Strong Daily and Annual Performance
The 6.70% increase recorded this Friday positions Emeis among the day's top gainers on Euronext Paris, reinforcing an upward dynamic that has propelled the stock by 162% over the year. Over three months, the performance reached 10.02%, reflecting a structural recovery fueled by the gradual normalization of the group's financial structure. The current price of €13.28 is still below the 50-day moving average of €13.74, but remains firmly above the 200-day moving average of €12.20. This setup confirms the underlying bullish trend, despite a slight weekly decline of 0.15%, indicating a technical consolidation phase after recent gains. The stock now fluctuates between its support at €12.39 and its resistance at €14.25, leaving a margin of 7.3% before reaching this technical barrier. Bollinger Bands frame the action between €12.38 and €14.20, with the price approaching the lower bound, a historically favorable zone for rebounds. The one-month volatility stands at 11.15%, a moderate level reflecting the gradual normalization of variation amplitudes. With a negative beta of -0.04, Emeis shows almost total decorrelation from the movements of the CAC 40, explaining the amplitude of its own variations linked to specific catalysts.

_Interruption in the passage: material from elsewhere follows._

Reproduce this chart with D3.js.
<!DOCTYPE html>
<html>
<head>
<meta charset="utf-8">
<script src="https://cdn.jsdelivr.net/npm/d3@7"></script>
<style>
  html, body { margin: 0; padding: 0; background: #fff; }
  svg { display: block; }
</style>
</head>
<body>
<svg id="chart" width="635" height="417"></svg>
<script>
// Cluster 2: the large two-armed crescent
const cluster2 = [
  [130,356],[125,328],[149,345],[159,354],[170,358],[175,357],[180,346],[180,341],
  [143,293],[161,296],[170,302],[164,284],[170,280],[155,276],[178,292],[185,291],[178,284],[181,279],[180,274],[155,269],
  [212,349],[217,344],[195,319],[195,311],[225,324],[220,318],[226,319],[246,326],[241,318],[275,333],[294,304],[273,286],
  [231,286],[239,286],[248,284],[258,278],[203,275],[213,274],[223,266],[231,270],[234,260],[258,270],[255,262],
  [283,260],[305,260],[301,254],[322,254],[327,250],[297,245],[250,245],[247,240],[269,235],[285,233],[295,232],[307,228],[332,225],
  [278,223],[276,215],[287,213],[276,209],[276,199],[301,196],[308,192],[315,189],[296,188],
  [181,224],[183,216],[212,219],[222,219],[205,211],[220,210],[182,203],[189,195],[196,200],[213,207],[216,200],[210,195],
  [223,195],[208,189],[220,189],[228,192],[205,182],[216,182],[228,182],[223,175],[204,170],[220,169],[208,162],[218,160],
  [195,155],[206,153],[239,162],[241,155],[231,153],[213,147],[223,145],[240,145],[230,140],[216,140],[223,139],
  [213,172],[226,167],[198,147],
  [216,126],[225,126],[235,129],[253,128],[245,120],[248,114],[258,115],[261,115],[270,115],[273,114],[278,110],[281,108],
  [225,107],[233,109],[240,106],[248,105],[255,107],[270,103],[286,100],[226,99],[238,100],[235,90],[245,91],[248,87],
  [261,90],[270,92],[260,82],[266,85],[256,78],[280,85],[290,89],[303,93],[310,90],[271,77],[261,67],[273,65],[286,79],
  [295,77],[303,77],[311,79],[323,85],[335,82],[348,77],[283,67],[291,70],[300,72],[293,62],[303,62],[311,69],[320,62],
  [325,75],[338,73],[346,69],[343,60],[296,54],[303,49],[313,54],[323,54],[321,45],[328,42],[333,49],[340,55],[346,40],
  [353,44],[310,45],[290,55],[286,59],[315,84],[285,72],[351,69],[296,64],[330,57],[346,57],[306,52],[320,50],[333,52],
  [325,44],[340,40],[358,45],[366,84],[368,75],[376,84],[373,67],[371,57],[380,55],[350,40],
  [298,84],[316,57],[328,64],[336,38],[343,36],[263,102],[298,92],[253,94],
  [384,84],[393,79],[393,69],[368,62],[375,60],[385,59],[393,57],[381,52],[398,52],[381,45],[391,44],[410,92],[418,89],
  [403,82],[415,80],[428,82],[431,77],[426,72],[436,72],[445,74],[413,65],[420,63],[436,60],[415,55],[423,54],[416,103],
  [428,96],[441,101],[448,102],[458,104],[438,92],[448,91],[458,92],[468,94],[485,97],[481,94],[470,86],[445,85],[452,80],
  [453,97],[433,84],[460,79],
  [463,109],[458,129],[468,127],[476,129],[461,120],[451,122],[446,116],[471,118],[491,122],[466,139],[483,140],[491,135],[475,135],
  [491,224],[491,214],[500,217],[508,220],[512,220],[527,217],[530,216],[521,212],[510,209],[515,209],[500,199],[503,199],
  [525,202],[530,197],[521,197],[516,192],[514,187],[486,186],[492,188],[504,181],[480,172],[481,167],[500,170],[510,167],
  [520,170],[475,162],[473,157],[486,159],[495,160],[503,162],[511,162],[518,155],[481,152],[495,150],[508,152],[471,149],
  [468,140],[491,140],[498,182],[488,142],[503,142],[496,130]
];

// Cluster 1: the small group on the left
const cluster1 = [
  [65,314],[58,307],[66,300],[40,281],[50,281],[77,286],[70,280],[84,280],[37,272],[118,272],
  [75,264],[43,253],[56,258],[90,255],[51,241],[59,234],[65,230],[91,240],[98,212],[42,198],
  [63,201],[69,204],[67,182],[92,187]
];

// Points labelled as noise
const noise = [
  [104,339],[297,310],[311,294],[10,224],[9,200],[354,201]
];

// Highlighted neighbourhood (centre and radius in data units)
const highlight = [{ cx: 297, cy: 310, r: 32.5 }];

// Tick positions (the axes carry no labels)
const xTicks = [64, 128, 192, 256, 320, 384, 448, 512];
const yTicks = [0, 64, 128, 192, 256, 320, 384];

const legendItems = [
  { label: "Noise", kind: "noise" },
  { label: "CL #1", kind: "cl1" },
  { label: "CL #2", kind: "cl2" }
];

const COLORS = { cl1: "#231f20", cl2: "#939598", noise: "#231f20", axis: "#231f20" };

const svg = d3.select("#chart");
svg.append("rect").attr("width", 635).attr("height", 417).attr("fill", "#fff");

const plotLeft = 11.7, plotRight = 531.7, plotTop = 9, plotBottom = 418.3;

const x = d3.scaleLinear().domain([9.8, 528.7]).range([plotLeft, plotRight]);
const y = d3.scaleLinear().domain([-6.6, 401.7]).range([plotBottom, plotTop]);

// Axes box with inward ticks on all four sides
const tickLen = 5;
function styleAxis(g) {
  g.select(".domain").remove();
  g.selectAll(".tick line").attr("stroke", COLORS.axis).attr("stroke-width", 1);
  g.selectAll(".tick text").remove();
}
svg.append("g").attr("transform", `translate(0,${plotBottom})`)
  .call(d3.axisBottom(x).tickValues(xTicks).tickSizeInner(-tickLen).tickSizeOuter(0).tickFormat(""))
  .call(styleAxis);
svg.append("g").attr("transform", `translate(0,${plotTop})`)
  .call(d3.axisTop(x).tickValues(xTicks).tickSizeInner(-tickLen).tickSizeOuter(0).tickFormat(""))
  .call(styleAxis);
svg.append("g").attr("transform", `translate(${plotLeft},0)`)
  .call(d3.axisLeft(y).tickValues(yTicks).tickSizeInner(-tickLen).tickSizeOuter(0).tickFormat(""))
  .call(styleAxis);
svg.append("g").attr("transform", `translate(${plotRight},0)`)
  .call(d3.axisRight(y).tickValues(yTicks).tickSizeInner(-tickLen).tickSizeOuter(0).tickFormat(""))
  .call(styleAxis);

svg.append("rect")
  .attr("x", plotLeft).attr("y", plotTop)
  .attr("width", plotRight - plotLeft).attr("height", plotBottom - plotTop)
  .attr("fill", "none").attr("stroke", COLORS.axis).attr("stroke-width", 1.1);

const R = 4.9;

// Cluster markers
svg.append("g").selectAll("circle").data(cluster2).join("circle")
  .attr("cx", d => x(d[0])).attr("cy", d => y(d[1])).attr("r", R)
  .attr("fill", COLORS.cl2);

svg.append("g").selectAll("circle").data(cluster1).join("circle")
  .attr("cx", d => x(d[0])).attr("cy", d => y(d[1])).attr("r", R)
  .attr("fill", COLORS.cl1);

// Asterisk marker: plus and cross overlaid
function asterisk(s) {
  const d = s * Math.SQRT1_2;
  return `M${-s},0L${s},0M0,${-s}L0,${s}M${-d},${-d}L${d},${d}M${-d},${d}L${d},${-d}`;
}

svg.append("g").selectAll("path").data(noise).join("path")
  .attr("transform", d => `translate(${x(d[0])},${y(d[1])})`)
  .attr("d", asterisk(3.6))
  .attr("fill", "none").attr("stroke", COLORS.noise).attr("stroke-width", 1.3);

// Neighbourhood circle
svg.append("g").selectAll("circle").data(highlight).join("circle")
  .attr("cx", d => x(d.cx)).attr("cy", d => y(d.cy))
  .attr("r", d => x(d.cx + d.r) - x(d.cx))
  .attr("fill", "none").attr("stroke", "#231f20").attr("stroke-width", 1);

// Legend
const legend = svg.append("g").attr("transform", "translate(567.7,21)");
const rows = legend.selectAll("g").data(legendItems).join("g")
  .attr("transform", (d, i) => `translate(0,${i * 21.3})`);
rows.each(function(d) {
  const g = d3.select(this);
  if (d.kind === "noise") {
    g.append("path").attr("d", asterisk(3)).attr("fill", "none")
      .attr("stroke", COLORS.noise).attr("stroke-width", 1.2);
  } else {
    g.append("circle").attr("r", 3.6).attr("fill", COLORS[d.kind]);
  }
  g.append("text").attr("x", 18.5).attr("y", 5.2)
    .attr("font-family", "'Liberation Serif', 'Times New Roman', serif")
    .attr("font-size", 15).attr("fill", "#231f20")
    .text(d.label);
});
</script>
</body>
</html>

Technical Indicators and Recent Financing
The MACD histogram shows -0.10 with the MACD line at -0.23 below the signal line at -0.13, a setup that has so far indicated short-term weakness. The completion of new financing totaling €3.15 billion with banking partners and financial investors announced on December 18 could, however, trigger a reversal of this indicator in the coming sessions. The Relative Strength Index (RSI) has risen to 38 points, a level that moves out of the oversold zone under 30 and suggests a resurgence of interest after the recent consolidation phase. This level, well below the overbought threshold of 70 points, still leaves room for progression before reaching a fatigue zone. The Chaikin Money Flow, slightly negative at -0.18, confirms a predominance of selling flows in the very short term, while the negative On Balance Volume (OBV) at -2.75 million reflects cautious accumulation by institutional investors. These indicators reflect the wait-and-see attitude that prevailed before the refinancing announcement, with operators waiting for confirmation of the operation before taking positions. The Average True Range (ATR) stands at €0.25, measuring the average amplitude of daily variations and confirming a relatively stable technical environment.

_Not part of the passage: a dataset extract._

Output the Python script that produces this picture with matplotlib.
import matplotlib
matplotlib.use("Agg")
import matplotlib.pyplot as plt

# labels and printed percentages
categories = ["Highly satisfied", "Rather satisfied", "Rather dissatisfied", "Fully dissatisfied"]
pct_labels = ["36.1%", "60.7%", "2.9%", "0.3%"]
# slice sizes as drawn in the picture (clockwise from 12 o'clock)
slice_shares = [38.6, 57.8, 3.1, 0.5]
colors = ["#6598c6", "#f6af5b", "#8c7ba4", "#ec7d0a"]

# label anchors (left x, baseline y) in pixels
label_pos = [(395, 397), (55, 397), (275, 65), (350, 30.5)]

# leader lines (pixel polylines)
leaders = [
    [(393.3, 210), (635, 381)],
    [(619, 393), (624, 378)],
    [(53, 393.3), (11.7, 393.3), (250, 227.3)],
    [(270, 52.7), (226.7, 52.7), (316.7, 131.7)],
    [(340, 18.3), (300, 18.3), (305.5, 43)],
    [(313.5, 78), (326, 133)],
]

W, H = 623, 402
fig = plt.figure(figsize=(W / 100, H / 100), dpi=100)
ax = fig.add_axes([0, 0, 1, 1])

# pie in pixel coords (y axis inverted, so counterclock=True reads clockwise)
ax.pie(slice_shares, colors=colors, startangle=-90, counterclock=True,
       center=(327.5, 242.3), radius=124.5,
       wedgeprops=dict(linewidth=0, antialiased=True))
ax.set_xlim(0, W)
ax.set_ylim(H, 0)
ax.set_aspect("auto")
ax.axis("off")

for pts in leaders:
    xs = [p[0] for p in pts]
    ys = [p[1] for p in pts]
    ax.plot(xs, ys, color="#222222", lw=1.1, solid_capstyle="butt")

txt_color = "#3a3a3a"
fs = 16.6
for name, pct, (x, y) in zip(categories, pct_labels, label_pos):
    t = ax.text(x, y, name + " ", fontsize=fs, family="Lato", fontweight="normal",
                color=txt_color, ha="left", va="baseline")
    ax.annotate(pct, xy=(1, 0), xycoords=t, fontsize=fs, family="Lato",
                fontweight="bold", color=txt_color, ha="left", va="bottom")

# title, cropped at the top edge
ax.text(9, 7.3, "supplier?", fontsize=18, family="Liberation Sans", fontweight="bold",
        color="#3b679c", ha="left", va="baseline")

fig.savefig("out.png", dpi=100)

Refinancing Enables Early Debt Repayment
The refinancing allows for the early repayment of old bank debt and should lead to an early exit from the accelerated safeguard plan, according to the company. This operation occurs more than a year ahead of the initially planned schedule and lifts the main suspensive condition concerning the real estate project announced for September 2025, which should enable the group to reduce its debt by approximately €700 million. The new financings are divided into a term loan of €2.2 billion with a maturity of 6 years, a listed bond issue of €400 million, and €550 million in loans, for an average maturity of 5.5 years with an average margin over Euribor of 247 basis points. This operation is part of the continuity of asset disposals carried out since mid-2022, bringing the total volume to nearly €2.4 billion with the Swiss transaction of €270 million announced on December 12 last. The group, which reported organic growth of 7% in the third quarter at €1.48 billion thanks to improved occupancy rates in its retirement homes, continues its profound transformation since its conversion to a mission-driven company. The stable shareholder base, dominated by 50.3% by Caisse des Dépôts, CNP Assurances, MAIF, and MACSF Épargne Retraite, provides a solid foundation to support this transformation. The request for early exit from the safeguard plan will be filed with the Nanterre Economic Affairs Court in the coming weeks, marking a turning point in the group's restructuring.